━━ EXTRACTED MATERIAL ━━

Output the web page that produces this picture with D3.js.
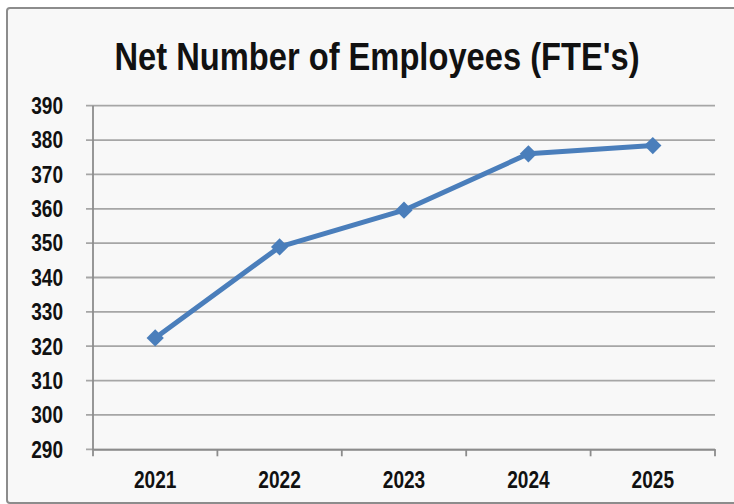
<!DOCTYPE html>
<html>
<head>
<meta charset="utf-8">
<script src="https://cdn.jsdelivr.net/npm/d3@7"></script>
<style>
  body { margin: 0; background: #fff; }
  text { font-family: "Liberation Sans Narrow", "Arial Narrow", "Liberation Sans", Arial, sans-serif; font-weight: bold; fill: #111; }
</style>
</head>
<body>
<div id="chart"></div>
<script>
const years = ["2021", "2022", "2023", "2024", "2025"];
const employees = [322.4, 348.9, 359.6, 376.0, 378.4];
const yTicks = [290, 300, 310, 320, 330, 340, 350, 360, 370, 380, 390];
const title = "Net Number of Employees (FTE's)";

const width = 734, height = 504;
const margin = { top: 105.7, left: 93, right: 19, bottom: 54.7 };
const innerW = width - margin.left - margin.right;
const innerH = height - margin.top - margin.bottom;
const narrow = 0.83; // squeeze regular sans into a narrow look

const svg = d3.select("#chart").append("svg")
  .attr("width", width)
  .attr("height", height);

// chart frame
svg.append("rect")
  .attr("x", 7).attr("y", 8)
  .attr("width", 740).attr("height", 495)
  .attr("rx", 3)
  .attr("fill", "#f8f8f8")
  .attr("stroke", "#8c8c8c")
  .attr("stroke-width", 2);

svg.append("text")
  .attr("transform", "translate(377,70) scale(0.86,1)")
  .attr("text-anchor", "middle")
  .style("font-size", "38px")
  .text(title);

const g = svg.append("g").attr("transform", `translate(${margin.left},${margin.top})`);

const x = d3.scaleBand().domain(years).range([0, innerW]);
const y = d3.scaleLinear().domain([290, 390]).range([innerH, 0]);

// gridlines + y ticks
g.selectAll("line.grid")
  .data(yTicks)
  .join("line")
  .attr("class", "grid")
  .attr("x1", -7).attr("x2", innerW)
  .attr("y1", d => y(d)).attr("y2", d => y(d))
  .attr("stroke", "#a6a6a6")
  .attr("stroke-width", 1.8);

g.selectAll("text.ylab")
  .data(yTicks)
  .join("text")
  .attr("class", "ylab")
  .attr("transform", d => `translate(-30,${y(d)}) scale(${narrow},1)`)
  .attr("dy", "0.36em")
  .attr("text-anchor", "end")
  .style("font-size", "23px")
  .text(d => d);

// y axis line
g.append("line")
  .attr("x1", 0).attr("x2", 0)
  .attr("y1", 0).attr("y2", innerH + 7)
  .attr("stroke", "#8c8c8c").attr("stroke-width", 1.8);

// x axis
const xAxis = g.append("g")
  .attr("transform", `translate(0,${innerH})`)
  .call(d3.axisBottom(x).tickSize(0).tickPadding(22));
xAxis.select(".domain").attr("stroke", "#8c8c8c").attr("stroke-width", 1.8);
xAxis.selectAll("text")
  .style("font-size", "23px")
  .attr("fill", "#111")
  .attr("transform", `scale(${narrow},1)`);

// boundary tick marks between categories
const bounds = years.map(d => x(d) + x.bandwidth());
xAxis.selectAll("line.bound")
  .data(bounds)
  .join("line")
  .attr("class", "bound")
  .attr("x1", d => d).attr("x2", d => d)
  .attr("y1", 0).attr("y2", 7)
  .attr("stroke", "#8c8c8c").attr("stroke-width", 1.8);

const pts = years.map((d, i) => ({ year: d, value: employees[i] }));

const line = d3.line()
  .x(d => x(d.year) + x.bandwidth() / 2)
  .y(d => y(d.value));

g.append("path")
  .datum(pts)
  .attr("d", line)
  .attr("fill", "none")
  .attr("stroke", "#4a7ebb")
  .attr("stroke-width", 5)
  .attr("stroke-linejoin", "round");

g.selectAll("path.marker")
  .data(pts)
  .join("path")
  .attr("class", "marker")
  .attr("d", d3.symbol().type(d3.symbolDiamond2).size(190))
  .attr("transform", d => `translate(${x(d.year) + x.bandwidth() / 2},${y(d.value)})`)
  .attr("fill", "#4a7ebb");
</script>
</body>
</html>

━━━
━━ EXTRACTED MATERIAL ━━

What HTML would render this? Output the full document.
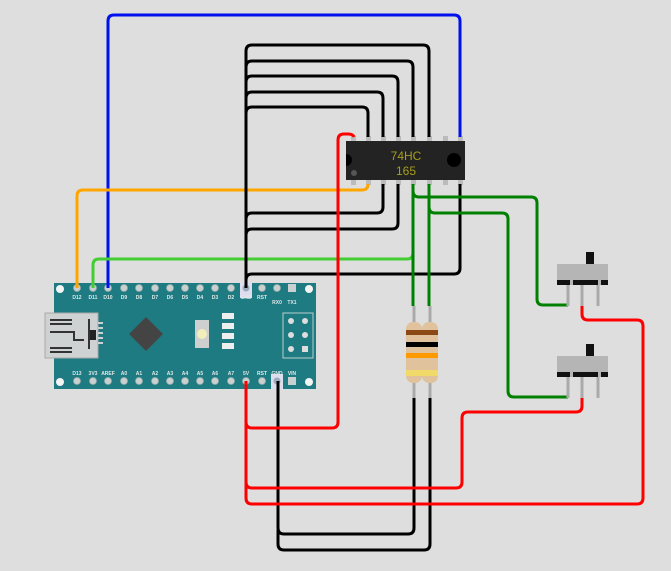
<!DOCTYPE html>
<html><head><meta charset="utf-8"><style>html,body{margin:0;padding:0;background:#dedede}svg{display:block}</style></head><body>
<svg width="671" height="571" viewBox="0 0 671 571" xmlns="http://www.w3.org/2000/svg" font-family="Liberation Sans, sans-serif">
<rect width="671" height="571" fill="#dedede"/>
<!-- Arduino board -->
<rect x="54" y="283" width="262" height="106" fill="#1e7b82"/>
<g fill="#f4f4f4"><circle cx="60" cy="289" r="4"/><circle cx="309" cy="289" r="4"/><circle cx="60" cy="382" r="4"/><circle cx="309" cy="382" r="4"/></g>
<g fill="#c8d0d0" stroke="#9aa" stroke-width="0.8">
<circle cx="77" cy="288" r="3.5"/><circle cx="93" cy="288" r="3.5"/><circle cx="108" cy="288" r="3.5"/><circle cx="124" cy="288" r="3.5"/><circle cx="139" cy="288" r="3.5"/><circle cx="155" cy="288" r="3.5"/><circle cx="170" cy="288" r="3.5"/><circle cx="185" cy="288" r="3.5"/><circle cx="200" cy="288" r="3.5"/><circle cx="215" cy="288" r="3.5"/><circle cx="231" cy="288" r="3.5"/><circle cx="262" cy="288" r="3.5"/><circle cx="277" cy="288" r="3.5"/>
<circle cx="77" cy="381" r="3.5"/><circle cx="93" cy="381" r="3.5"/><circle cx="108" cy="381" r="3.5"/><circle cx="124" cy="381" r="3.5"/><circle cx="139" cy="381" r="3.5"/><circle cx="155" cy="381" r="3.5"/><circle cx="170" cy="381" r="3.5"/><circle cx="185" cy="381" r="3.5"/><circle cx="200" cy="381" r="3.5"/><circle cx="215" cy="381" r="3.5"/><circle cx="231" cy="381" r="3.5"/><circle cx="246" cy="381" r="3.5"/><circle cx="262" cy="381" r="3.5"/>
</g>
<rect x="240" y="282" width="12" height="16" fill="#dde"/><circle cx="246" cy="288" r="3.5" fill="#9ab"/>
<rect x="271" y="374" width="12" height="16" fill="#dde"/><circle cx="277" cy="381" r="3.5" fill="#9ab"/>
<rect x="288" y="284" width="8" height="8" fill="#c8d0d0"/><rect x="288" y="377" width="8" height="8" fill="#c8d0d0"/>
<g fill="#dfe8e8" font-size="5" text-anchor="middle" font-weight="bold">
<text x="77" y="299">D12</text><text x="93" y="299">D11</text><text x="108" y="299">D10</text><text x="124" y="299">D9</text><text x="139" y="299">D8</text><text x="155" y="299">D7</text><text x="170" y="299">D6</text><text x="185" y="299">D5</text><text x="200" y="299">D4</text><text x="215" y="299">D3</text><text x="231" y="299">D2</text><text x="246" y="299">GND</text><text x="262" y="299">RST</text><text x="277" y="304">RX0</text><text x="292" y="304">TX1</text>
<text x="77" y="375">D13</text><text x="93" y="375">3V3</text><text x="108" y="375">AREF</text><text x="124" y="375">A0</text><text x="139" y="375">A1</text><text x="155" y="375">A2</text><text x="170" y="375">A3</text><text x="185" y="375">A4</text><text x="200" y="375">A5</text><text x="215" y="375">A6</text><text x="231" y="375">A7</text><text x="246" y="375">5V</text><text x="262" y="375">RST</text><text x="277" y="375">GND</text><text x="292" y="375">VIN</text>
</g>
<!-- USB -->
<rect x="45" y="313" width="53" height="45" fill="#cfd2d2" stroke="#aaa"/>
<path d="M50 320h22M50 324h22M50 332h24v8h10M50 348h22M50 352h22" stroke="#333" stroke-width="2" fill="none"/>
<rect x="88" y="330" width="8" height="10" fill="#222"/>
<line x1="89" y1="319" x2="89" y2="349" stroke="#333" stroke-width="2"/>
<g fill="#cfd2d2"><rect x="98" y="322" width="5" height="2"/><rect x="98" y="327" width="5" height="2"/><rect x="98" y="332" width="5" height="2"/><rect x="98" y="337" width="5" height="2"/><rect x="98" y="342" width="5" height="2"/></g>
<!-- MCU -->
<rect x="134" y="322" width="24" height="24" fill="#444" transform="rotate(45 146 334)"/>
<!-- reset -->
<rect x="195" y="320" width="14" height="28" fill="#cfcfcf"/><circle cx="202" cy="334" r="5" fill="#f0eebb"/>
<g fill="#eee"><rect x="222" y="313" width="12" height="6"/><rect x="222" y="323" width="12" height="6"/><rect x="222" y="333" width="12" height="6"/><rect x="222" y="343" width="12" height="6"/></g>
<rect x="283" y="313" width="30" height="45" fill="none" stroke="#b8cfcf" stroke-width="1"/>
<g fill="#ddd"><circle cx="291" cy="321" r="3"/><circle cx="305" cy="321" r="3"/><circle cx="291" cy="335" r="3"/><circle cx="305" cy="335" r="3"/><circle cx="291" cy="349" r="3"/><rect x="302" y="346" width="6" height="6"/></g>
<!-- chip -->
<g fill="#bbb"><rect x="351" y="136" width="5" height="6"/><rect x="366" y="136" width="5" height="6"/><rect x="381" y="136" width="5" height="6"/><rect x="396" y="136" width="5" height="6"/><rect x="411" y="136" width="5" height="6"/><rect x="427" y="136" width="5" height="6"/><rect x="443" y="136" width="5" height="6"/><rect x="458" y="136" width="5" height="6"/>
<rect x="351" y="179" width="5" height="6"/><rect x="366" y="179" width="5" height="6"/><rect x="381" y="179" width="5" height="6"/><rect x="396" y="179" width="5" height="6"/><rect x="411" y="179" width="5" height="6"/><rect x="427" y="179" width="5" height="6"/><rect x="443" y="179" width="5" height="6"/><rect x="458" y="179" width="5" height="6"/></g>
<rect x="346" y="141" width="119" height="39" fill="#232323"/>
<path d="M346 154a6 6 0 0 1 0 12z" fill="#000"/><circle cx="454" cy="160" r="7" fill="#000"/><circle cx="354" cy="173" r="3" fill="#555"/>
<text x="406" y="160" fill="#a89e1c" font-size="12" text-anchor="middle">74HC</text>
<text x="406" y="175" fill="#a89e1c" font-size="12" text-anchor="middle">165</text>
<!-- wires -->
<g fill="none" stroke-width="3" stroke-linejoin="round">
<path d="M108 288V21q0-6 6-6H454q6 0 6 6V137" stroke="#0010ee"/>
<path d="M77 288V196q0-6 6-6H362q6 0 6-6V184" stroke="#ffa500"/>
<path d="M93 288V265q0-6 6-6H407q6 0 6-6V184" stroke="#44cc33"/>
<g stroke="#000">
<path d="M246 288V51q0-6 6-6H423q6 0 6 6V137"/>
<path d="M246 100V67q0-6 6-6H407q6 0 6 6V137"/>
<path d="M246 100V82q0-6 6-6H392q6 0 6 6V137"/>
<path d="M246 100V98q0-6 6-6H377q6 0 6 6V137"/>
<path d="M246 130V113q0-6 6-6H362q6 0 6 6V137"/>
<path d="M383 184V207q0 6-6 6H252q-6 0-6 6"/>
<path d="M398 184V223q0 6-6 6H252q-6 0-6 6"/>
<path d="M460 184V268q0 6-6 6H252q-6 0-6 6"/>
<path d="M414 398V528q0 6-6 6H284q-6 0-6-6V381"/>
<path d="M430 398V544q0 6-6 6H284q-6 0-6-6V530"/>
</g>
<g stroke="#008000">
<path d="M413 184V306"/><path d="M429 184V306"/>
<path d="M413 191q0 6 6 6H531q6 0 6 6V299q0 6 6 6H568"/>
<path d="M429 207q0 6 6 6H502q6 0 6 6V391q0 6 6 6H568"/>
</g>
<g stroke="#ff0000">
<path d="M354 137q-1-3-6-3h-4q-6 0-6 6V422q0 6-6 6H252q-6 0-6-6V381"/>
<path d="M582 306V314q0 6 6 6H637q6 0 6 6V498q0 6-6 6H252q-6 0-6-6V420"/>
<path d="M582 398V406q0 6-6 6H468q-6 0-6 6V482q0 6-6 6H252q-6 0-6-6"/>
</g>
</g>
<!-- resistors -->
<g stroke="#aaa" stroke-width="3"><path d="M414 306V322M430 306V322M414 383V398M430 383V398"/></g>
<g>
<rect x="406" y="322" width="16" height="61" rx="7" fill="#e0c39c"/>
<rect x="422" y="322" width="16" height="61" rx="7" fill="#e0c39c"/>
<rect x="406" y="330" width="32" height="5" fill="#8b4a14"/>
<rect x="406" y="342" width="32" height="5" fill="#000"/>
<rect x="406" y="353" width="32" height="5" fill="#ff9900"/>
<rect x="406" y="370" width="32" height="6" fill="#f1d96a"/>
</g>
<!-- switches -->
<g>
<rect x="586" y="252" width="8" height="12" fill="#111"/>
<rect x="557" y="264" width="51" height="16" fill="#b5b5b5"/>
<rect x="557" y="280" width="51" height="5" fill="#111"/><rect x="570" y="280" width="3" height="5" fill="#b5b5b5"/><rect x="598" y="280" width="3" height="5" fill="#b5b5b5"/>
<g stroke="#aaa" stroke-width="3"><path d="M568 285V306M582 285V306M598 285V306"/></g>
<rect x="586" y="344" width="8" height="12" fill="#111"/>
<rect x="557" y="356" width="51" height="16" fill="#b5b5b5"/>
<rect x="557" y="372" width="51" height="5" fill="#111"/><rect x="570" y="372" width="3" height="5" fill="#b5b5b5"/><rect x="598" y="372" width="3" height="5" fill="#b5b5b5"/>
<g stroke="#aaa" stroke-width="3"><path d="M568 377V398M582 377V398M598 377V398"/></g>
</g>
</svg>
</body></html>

━━━

In the listing above, find the line with "Output the web" and the line with "Number of Employees". Copy exactly those two and every line between, without the pictures.

Output the web page that produces this picture with D3.js.
<!DOCTYPE html>
<html>
<head>
<meta charset="utf-8">
<script src="https://cdn.jsdelivr.net/npm/d3@7"></script>
<style>
  body { margin: 0; background: #fff; }
  text { font-family: "Liberation Sans Narrow", "Arial Narrow", "Liberation Sans", Arial, sans-serif; font-weight: bold; fill: #111; }
</style>
</head>
<body>
<div id="chart"></div>
<script>
const years = ["2021", "2022", "2023", "2024", "2025"];
const employees = [322.4, 348.9, 359.6, 376.0, 378.4];
const yTicks = [290, 300, 310, 320, 330, 340, 350, 360, 370, 380, 390];
const title = "Net Number of Employees (FTE's)";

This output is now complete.